Anyone deluded to think the political is the sole arena for change does not have an interest in art beyond it serving as cold, dead source material, a-priori and inherently inferior to direct action and the one-dimensional appliance of power on the range spanning signing petitions and flying planes into landmark buildings.
It is true, pragmatically speaking, that since the retreat of the political left following the crumbling of socialism in East Europe, the infrastructure of many artistic spaces, outlets and institutes have become a refuge and oasis for activists, providing material, economical and logistical support for activities impossible anywhere else. The fact that these enterprises resonate somewhat with artistic practise allows for collaboration between disciplines that on the immediate level has concrete value and effect. Alas, in the long run, the use by activists of art as a temporary autonomous zone is, however necessary, by definition temporary and worse still, parasitically sucking all remaining vitality out of art’s domain. We must step sideways to realise and internalise that we are in fact running on the fumes of Western civilisation as such (and that is meant paradigmatically, not necessarily apocalyptically).
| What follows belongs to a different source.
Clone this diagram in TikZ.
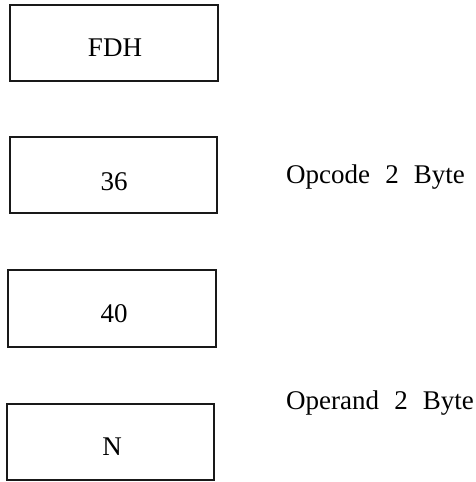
\documentclass[tikz,border=0pt]{standalone}
\usepackage{fontspec}
\setmainfont{Liberation Serif}
\begin{document}
\begin{tikzpicture}[x=1pt,y=-1pt,
  cell/.style={draw=black!90,line width=1.8pt},
  celltext/.style={anchor=base,font=\fontsize{27}{30}\selectfont,inner sep=0pt},
  lbl/.style={anchor=base west,font=\fontsize{27}{30}\selectfont,inner sep=0pt}]
\useasboundingbox (0,0) rectangle (476,482);
\draw[cell] (10,5) rectangle (218,81);
\draw[cell] (10,137) rectangle (217,213);
\draw[cell] (8,270) rectangle (216,347);
\draw[cell] (7,404) rectangle (214,480);
\node[celltext] (t1) at (115,56) {FDH};
\node[celltext] (t2) at (114,190) {36};
\node[celltext] (t3) at (114,322) {40};
\node[celltext] (t4) at (112,455) {N};
\node[lbl] (l1) at (286,183) {Opcode\hspace{0.56em}2\hspace{0.56em}Byte};
\node[lbl] (l2) at (286,409) {Operand\hspace{0.56em}2\hspace{0.56em}Byte};
\end{tikzpicture}
\end{document}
The last significant moment where activism and art met was more a case of politics becoming more artistic than the other way round, as echoed in the situationist call to demand the impossible and to realise desires, a call that resonates within the counterculture ever since. A close examination of these slogans reveals a fundamental schism tearing like a seismic crack all the way back to the cradle of the west. The question is, how come the situationist call was easily co-opted by the market? The answer is, it is because it was secular, individualistic, solipsist, therefore conveniently setting a framework for the lifestyle market. What is forgotten is something that was lastly remembered by the more shamanistically-inclined branches of modernist art (and each of the modernist movements possessed such streak), as well as emanating momentarily from the convoys of the Spiral Tribe: that the superior realisation of desire manifests in the dissolving of the ego, of the conscious individual self. It manifests as disappearance into continuity, into belonging. No new age dribble is implied – the importance of the moment of realisation is that it integrates the misled, partial plights of the political right (a belonging expressed through separation from the other, IE nationalism, racism, or rampant capitalism) and left (a freedom expressed through separation from time and space in the mythical, enveloping, pre-monotheist sense).
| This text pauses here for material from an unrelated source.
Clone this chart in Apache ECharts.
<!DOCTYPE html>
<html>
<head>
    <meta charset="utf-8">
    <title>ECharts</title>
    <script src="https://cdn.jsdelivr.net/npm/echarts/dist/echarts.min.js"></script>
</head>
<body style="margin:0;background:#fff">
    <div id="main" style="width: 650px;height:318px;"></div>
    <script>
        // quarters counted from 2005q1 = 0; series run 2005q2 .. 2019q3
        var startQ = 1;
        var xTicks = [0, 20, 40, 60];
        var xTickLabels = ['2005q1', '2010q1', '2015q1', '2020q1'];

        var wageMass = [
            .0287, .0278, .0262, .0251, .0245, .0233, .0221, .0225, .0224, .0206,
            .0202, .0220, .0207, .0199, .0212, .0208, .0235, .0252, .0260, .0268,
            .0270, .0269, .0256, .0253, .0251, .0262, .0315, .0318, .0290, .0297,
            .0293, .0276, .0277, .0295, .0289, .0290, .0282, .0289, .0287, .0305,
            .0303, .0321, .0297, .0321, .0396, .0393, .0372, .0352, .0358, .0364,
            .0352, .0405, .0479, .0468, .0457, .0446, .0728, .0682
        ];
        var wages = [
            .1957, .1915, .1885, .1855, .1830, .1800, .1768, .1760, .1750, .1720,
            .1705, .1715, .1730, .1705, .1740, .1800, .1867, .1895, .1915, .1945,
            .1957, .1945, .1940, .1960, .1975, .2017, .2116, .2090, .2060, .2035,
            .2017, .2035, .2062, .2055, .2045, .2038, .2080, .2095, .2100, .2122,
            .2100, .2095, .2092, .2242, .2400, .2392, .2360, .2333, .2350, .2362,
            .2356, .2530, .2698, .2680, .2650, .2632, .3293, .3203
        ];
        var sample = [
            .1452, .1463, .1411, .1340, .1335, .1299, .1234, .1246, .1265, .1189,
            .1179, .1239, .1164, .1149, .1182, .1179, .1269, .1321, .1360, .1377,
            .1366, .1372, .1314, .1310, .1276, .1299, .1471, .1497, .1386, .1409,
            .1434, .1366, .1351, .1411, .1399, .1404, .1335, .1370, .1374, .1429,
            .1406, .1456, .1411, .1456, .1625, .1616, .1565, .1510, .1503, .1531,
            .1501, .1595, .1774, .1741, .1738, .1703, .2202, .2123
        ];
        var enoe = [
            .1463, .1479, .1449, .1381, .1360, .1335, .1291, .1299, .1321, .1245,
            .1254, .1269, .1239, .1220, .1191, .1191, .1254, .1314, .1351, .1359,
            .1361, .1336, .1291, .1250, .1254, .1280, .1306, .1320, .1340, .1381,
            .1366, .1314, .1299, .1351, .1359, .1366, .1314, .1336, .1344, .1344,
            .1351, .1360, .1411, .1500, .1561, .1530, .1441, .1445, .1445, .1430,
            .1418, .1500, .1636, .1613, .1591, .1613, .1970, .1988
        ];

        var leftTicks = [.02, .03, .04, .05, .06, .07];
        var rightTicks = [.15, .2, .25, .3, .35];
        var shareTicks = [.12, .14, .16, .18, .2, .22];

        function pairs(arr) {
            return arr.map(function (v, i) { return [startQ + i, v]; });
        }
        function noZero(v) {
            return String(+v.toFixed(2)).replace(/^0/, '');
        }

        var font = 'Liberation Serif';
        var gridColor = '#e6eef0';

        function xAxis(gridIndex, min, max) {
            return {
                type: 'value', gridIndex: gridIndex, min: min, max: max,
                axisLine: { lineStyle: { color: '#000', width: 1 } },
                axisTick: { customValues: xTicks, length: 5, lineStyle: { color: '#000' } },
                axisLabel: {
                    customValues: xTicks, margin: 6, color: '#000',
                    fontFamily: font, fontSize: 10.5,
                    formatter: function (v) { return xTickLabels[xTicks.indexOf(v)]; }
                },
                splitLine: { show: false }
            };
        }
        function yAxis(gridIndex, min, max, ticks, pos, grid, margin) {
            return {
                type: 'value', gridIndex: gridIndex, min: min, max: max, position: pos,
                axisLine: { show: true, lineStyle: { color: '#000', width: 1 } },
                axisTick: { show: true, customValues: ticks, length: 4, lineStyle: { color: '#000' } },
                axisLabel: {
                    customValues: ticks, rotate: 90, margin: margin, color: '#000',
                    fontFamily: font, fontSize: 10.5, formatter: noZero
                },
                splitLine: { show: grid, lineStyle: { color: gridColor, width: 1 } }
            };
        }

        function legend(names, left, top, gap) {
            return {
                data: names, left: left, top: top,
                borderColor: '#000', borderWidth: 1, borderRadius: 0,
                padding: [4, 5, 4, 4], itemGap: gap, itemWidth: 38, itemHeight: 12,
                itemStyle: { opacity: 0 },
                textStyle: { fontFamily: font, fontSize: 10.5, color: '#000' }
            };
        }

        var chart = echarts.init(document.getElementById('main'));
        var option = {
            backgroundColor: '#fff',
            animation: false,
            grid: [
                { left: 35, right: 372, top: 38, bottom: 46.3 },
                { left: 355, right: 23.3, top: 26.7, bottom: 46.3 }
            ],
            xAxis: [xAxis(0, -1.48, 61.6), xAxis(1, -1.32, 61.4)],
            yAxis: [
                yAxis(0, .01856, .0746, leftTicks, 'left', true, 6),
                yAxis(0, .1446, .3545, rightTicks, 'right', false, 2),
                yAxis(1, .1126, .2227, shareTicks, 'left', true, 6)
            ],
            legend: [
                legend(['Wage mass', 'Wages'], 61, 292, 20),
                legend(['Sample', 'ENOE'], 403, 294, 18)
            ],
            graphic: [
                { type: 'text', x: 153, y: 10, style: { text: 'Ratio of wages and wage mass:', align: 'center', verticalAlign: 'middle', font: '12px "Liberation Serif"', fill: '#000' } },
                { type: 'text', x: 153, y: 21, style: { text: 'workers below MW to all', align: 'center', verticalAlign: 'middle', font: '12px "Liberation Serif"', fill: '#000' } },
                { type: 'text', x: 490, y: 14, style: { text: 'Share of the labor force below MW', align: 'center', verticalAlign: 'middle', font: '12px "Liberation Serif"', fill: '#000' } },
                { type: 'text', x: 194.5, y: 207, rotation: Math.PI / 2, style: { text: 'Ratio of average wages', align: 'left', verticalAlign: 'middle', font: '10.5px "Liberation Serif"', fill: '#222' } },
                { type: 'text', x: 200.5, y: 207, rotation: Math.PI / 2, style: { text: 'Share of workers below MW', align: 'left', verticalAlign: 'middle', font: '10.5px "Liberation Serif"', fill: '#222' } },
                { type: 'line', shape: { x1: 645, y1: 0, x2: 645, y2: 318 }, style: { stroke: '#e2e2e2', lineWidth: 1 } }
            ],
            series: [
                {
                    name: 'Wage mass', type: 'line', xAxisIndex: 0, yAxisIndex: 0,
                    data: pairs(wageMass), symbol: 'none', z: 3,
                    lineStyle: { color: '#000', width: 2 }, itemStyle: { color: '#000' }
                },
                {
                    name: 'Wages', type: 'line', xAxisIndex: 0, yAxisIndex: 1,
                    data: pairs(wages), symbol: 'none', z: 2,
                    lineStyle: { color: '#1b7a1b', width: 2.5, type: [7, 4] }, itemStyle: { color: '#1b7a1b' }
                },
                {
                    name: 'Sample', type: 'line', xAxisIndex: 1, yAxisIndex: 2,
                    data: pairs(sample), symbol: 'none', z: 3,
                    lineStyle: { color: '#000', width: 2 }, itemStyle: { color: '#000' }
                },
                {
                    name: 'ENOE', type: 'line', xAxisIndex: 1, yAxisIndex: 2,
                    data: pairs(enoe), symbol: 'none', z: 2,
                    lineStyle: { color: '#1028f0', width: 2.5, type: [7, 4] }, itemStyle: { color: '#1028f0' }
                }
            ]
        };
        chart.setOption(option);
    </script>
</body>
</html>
This tragic, almost satanic separation, where each political camp holds one of the two parts of a code to open the door to lead us out of this civilisation of lost souls, goes back to when ever-becoming cyclical myth was exchanged with the linear arrow of history. However, while the language of politics is unequivocally a product of that trajectory, as ultimately enacted in the secularisation, atomisation and machination of the 19th century and onwards, art does offer a portal. While to a large extent an inheritance of the Greek notion of aesthetic distancing (IE more separation), it at the same time constitutes the remaining vestige of the flickering fire of myth, and the only domain that could therefore allow for a benign integration of freedom and belonging – an integration that is as necessary as much as it is potentially disastrous if attempted within the political realm. And this is precisely why art should not capitulate to activism: on the contrary, activists realising that the only solution to the predicaments of our crumbling planet is a deep ecology of the human spirit retaking root in sacred time and space, must make every effort possible to protect the artistic realm just as they protect wildlife reserves and more, because if art holds the key to mythical holism, it is our only hope.
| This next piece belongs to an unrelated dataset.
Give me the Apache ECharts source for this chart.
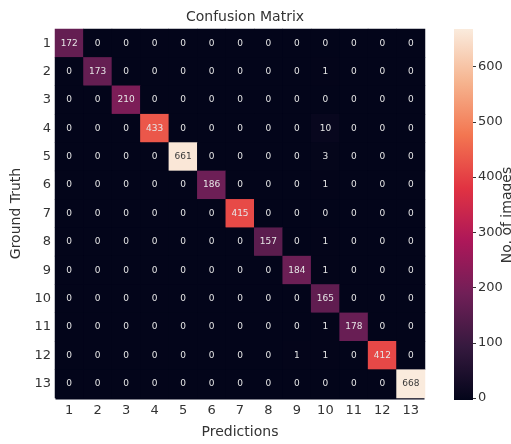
<!DOCTYPE html>
<html>
<head>
<meta charset="utf-8">
<script src="https://cdn.jsdelivr.net/npm/echarts@6/dist/echarts.min.js"></script>
<style>html,body{margin:0;padding:0;background:#fff}#c{width:511px;height:444px}</style>
</head>
<body>
<div id="c"></div>
<script>
const categories = ['1','2','3','4','5','6','7','8','9','10','11','12','13'];
const gt1  = [172,0,0,0,0,0,0,0,0,0,0,0,0];
const gt2  = [0,173,0,0,0,0,0,0,0,1,0,0,0];
const gt3  = [0,0,210,0,0,0,0,0,0,0,0,0,0];
const gt4  = [0,0,0,433,0,0,0,0,0,10,0,0,0];
const gt5  = [0,0,0,0,661,0,0,0,0,3,0,0,0];
const gt6  = [0,0,0,0,0,186,0,0,0,1,0,0,0];
const gt7  = [0,0,0,0,0,0,415,0,0,0,0,0,0];
const gt8  = [0,0,0,0,0,0,0,157,0,1,0,0,0];
const gt9  = [0,0,0,0,0,0,0,0,184,1,0,0,0];
const gt10 = [0,0,0,0,0,0,0,0,0,165,0,0,0];
const gt11 = [0,0,0,0,0,0,0,0,0,1,178,0,0];
const gt12 = [0,0,0,0,0,0,0,0,1,1,0,412,0];
const gt13 = [0,0,0,0,0,0,0,0,0,0,0,0,668];
const colorTicks = [0,100,200,300,400,500,600];
const colorMax = 668;

const rows = [gt1,gt2,gt3,gt4,gt5,gt6,gt7,gt8,gt9,gt10,gt11,gt12,gt13];
const data = [];
rows.forEach((r, yi) => r.forEach((v, xi) => {
  const item = {value: [xi, yi, v]};
  if (v > 0.75 * colorMax) item.label = {color: '#3a3a3a'};
  data.push(item);
}));

const rocket = ['#03051a','#35193e','#701f57','#ad1759','#e13342','#f37651','#f6b48f','#faebdd'];
const font = 'DejaVu Sans';
const txt = '#333333';
const gLeft = 55, gTop = 29, gW = 370, gH = 371;
const cbLeft = 454, cbW = 19;
const chart = echarts.init(document.getElementById('c'), null, {renderer: 'canvas'});
chart.setOption({
  animation: false,
  backgroundColor: '#ffffff',
  title: {
    text: 'Confusion Matrix', left: 240, top: 5, textAlign: 'center',
    textStyle: {fontFamily: font, fontSize: 14, fontWeight: 'normal', color: txt}
  },
  grid: {left: gLeft, top: gTop, width: gW, height: gH},
  xAxis: {type: 'category', data: categories,
     axisLine: {show: false}, axisTick: {show: false},
     splitLine: {show: false}, splitArea: {show: false},
     axisLabel: {fontFamily: font, fontSize: 13, color: txt, margin: 6},
     name: 'Predictions', nameLocation: 'middle', nameGap: 27,
     nameTextStyle: {fontFamily: font, fontSize: 14, color: txt}},
  yAxis: [
    {type: 'category', data: categories, inverse: true,
     axisLine: {show: false}, axisTick: {show: false},
     splitLine: {show: false}, splitArea: {show: false},
     axisLabel: {fontFamily: font, fontSize: 13, color: txt, margin: 4},
     name: 'Ground Truth', nameLocation: 'middle', nameGap: 28, nameRotate: 90,
     nameTextStyle: {fontFamily: font, fontSize: 14, color: txt}},
    {type: 'value', position: 'right', offset: cbLeft + cbW - gLeft - gW,
     min: 0, max: colorMax, interval: 100,
     splitLine: {show: false}, splitArea: {show: false},
     axisLine: {show: false},
     axisTick: {show: true, inside: false, length: 3, lineStyle: {color: txt}, customValues: colorTicks},
     axisLabel: {fontFamily: font, fontSize: 13, color: txt, margin: 5, customValues: colorTicks,
       formatter: v => colorTicks.includes(v) ? String(v) : ''}}
  ],
  visualMap: {
    type: 'continuous', min: 0, max: colorMax, seriesIndex: 0,
    show: false, inRange: {color: rocket}
  },
  graphic: [
    {type: 'rect', left: gLeft + 0.5, top: gTop + 0.5, z: -1, silent: true,
     shape: {width: gW - 1, height: gH - 1},
     style: {fill: rocket[0]}},
    {type: 'rect', left: cbLeft, top: gTop, z: 0, silent: true,
     shape: {width: cbW, height: gH},
     style: {fill: new echarts.graphic.LinearGradient(0, 1, 0, 0,
       rocket.map((c, i) => ({offset: i / (rocket.length - 1), color: c})))}},
    {type: 'text', x: 507, y: 215, rotation: Math.PI / 2,
     style: {text: 'No. of images', fontFamily: font, fontSize: 14, fill: txt,
             textAlign: 'center', textVerticalAlign: 'middle'}}
  ],
  series: [
    {type: 'heatmap', yAxisIndex: 0, data: data,
     label: {show: true, fontFamily: font, fontSize: 9, color: '#e6e6e6',
             formatter: p => String(p.value[2])},
     itemStyle: {borderWidth: 0},
     emphasis: {disabled: true}}
  ]
});
</script>
</body>
</html>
What our re-rooting through art entails is a revisiting of its most monumental archetypes (wrongly confused by the left with fascism, forgetting it preceded that modern regime by aeons), and a re-acquaintance with its quantum power of creation through sight and sound. In that sense, for example, artistic practice bypasses and overcomes Marxist dualism: the content of an artistic work nullifies the question of whether it operates within or outside the market. Its inherent (will to) power trumps over the economical context. Furthermore and most importantly, it is the total radiance of the various components of a work of art that carries the potential to inspire change in a certain context, regardless of whether it carries a concrete political message or not. A Marxist call to an artist to ‘choose sides’ is in that sense completely meaningless and empty. Politics is by definition a limited prism perpetually failing to grasp greater and deeper movements that are only traceable to us humans within the artistic gesture. Art should therefore never again be crippled by Marxist-activist analysis for that only results in further blinding us. ‘Activist art’ that focuses strictly on power and market relations is part of the problem and not the solution, a mere perpetuation of Western separation. A committed activist who wants to win must therefore cherish and protect the mythical autonomy of the artistic realm by all means necessary.